If Echo Valley kept you awake after it ended, you're not the only one who felt that way. Watching Julianne Moore try to pull her daughter out of trouble feels like watching a quiet farm suddenly turn into a crime scene overnight. Some thrillers don't just play out on screen because they slip into your own thoughts and make you wonder what you'd do if your family crossed a line you can't undo.
That is what Echo Valley does without relying on loud scares or cheap tricks. It gradually builds tension and lingers long after the credits roll. When you're finished, you find yourself searching for more stories with the same impact.
These five thrillers deserve a spot next because they keep the same knot in your stomach that Echo Valley left behind. They show how the worst danger can sit across the kitchen table. They remind you that sometimes the threat lives in your own house, and you still open the door.
Disclaimer: This article reflects the writer's opinions. Please share in the comments which other shows you think should have made the cut.
5 thrillers which will keep you on the edge like Echo Valley
1. Prisoners (2013)

Denis Villeneuve’s Prisoners keeps you tense after a child goes missing. Hugh Jackman stars as Keller Dover, who refuses to sit back when the police come up empty. He decides to take matters into his own hands and kidnaps the man he believes knows where his daughter is. He locks him up and tries to force answers that might not even exist.
Every scene hits hard because Keller’s fear transforms him into someone he doesn’t recognize. Jake Gyllenhaal plays the detective trying to piece things together, but the truth remains just out of reach. The neighborhood appears safe, but each house harbors a secret that festers beneath. This film feels like Echo Valley because it pulls you into a parent’s worst nightmare and asks if you would break the law to protect what you cherish most. It leaves you feeling unsettled.
2. Wind River (2017)

Wind River remains quiet but never empty. Jeremy Renner’s tracker detects signs no one else wants to see as he helps an FBI agent solve a murder. The story unfolds on a snowy reservation where coldness hides the truth beneath ice.

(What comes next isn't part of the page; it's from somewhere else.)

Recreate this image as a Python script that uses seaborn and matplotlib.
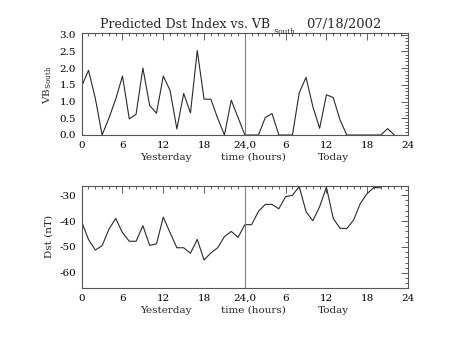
import numpy as np
import pandas as pd
import matplotlib
matplotlib.use("Agg")
import matplotlib.pyplot as plt
from matplotlib.ticker import MultipleLocator, FixedLocator
import seaborn as sns

# ---- data ----
vb_yesterday = [1.46, 1.93, 1.1, 0.0, 0.5, 1.07, 1.76, 0.48, 0.62, 2.0, 0.88, 0.65,
                1.76, 1.33, 0.18, 1.24, 0.66, 2.52, 1.07, 1.07, 0.5, 0.0, 1.04, 0.52]
vb_today = [0.0, 0.0, 0.0, 0.52, 0.64, 0.0, 0.0, 0.0, 1.26, 1.72, 0.85, 0.2,
            1.2, 1.12, 0.45, 0.0, 0.0, 0.0, 0.0, 0.0, 0.0, 0.19, 0.0]
dst_yesterday = [-40.3, -47.1, -51.2, -49.5, -43.2, -39.0, -44.5, -47.8, -47.8, -41.8,
                 -49.4, -48.8, -38.5, -44.5, -50.3, -50.3, -52.4, -47.1, -55.0, -52.3,
                 -50.3, -46.0, -44.0, -46.3]
dst_today = [-41.4, -41.4, -36.3, -33.6, -33.6, -35.3, -30.6, -30.1, -26.7, -36.4,
             -39.9, -34.5, -27.0, -39.0, -42.8, -42.9, -39.6, -33.2, -29.4, -27.1, -27.2]
xtick_pos = [0, 6, 12, 18, 24, 30, 36, 42, 48]
xtick_labels = ["0", "6", "12", "18", "24,0", "6", "12", "18", "24"]
title_main = "Predicted Dst Index vs. VB"
title_sub = "South"
date_text = "07/18/2002"

def series(yest, today):
    hrs = list(range(len(yest))) + [24 + i for i in range(len(today))]
    return pd.DataFrame({"hour": hrs, "value": list(yest) + list(today)})

vb_df = series(vb_yesterday, vb_today)
dst_df = series(dst_yesterday, dst_today)

sns.set_style("white")
plt.rcParams["font.family"] = ["DejaVu Serif"]
plt.rcParams["mathtext.fontset"] = "dejavuserif"

W, H = 453, 340
fig = plt.figure(figsize=(W / 100, H / 100), dpi=100)
fig.patch.set_facecolor("white")

def ax_rect(l, t, r, b):
    return [l / W, 1 - b / H, (r - l) / W, (b - t) / H]

ax1 = fig.add_axes(ax_rect(81.7, 33.5, 408, 135))
ax2 = fig.add_axes(ax_rect(81.7, 185.7, 408, 288))

FS = 7.5
line_col = "#2a2a2a"
for ax, df in ((ax1, vb_df), (ax2, dst_df)):
    sns.lineplot(data=df, x="hour", y="value", ax=ax, color=line_col, linewidth=0.8)
    ax.axvline(24, color="#808080", linewidth=0.8)
    ax.set_xlim(0, 48)
    ax.xaxis.set_major_locator(FixedLocator(xtick_pos))
    ax.set_xticklabels(xtick_labels)
    ax.xaxis.set_minor_locator(MultipleLocator(1))
    ax.tick_params(which="both", direction="in", top=True, right=True,
                   colors="#444444", labelcolor="black", labelsize=FS, width=0.6)
    ax.tick_params(which="major", length=5, pad=4)
    ax.tick_params(which="minor", length=2.5)
    for s in ax.spines.values():
        s.set_color("#555555")
        s.set_linewidth(0.8)
    ax.set_xlabel("")
    ax.set_ylabel("")
    ax.grid(False)

ax1.set_ylim(0, 3.03)
ax1.yaxis.set_major_locator(MultipleLocator(0.5))
ax1.yaxis.set_minor_locator(MultipleLocator(0.1))
ax1.yaxis.set_major_formatter(matplotlib.ticker.FormatStrFormatter("%.1f"))

ax2.set_ylim(-65.8, -26.4)
ax2.yaxis.set_major_locator(FixedLocator([-60, -50, -40, -30]))
ax2.yaxis.set_minor_locator(MultipleLocator(2))
ax2.yaxis.set_major_formatter(matplotlib.ticker.FuncFormatter(lambda v, p: "%d" % v))

ax1.set_ylabel(r"VB$_{\rm South}$", fontsize=FS, labelpad=4)
ax2.set_ylabel("Dst (nT)", fontsize=FS, labelpad=4)

for ax in (ax1, ax2):
    for xpos, txt in ((12.4, "Yesterday"), (25.2, "time (hours)"), (37.1, "Today")):
        ax.annotate(txt, xy=(xpos, 0), xycoords=("data", "axes fraction"),
                    xytext=(0, -16), textcoords="offset points",
                    ha="center", va="center", fontsize=FS)

# title pieces (pixel placement)
fig.text(100 / W, 1 - 28 / H, title_main, ha="left", va="baseline", fontsize=9.0)
fig.text(273 / W, 1 - 33.5 / H, title_sub, ha="left", va="baseline", fontsize=5.3)
fig.text(343.5 / W, 1 - 28 / H, date_text, ha="center", va="baseline", fontsize=9.4)

fig.savefig("out.png", dpi=100)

What places it beside Echo Valley is how grief hides in the hills, and people speak only what’s necessary.
Renner’s character also lost his daughter, so helping find justice becomes a last chance to heal what was broken inside him. Taylor Sheridan makes every word matter because silence does half the work. The frozen land feels alive yet lifeless at the same time. The truth doesn’t stray far, but staying alive long enough to speak it is the hardest part.
3. The Night of the Hunter (1955)

The Night of the Hunter still lingers under your skin even now. Robert Mitchum’s preacher wears a gentle smile and uses it to chase two kids who hide stolen money. Their mother trusts him because she wants to believe in goodness. He turns their small house into a trap. The kids run downriver in the dark while a hymn drifts over the water. The danger comes from within the family, not from a stranger at the door.
Like Echo Valley, it shows how a parent’s blind trust can put children in danger. The story feels like a dark fable where kids keep secrets that no adult can solve. Every shot resembles a nightmare that might never end.
4. A History of Violence (2005)

David Cronenberg’s A History of Violence begins in a quiet diner. Viggo Mortensen plays Tom, who stops a robbery and becomes a local hero overnight. People cheer for him, but old ghosts see his face on the news. Strangers arrive claiming he once lived as Joey, who did things no good father should have done.
His wife looks at him as if he has become someone she has never met. Home feels safe until buried violence opens the front door. What makes it feel similar to Echo Valley is how a peaceful life can crack apart when secrets come knocking. It shows how love shifts when trust breaks. Tom’s fight is not just with criminals but with the man he once was.
5. Out of the Furnace (2013)

Out of the Furnace sticks to steel towns that feel forgotten. Christian Bale’s Russell works long shifts and tries to keep his brother out of trouble. The younger brother cannot stay away from underground fights that pay quickly but ruin just as fast.
When his brother vanishes, Russell does not give up. He walks down roads no one else will touch and hunts men who think no one cares enough to come for them. His world rusts from the inside, and no cop shows up to make things right.
Like Echo Valley, it reveals how family debt never stays buried. One wrong step pulls everyone down. The fights don't happen in big cities but on back roads and in bar corners. Each punch hits harder because no one comes to save them.